The grace which is in the hearts of the saints, is of the same nature with the divine holiness, as much as ’tis possible for that holiness to be, which is infinitely less in degree; as the brightness that is in a diamond which the sun shines upon, is of the same nature with the brightness of the sun, but only that it is as nothing to it in degree. Therefore Christ says, John 3:6, “That which is born of the Spirit is spirit”; i.e. the grace that is begotten in the hearts of the saints, is something of the same nature with that Spirit, and so is properly called a spiritual nature; after the same manner as that which is born of the flesh is flesh, or that which is born of corrupt nature is corrupt nature.

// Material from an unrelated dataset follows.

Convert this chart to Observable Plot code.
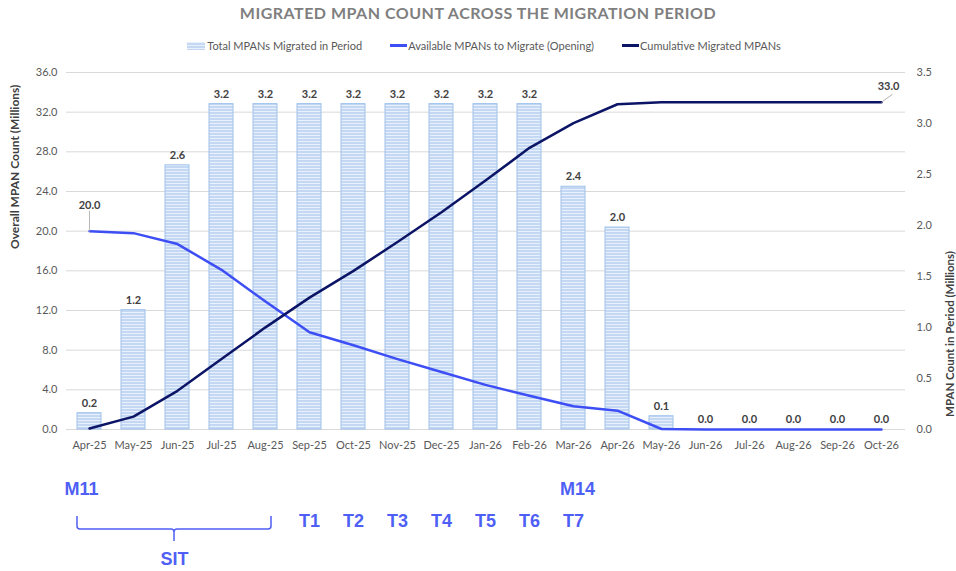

But the Spirit of God never influences the minds of natural men after this manner. Though he may influence them many ways, yet he never, in any of his influences, communicates himself to them in his own proper nature. . . . Thus, for instance, the Spirit of God moved upon the face of the waters, and there was nothing disagreeable to his nature in that action; but yet he did not at all communicate himself in that action, there was nothing of the proper nature of the Holy Spirit in that motion of the waters. And so he may act upon the minds of men many ways, and not communicate himself any more than when he acts on inanimate things.

In other words, the Holy Spirit is ever moving in the world, and even acted in creation. Thus, he may move in the lives of “natural” people too. But the Spirit never “communicates” himself, or dwells in a person’s heart, except in true, regenerate believers.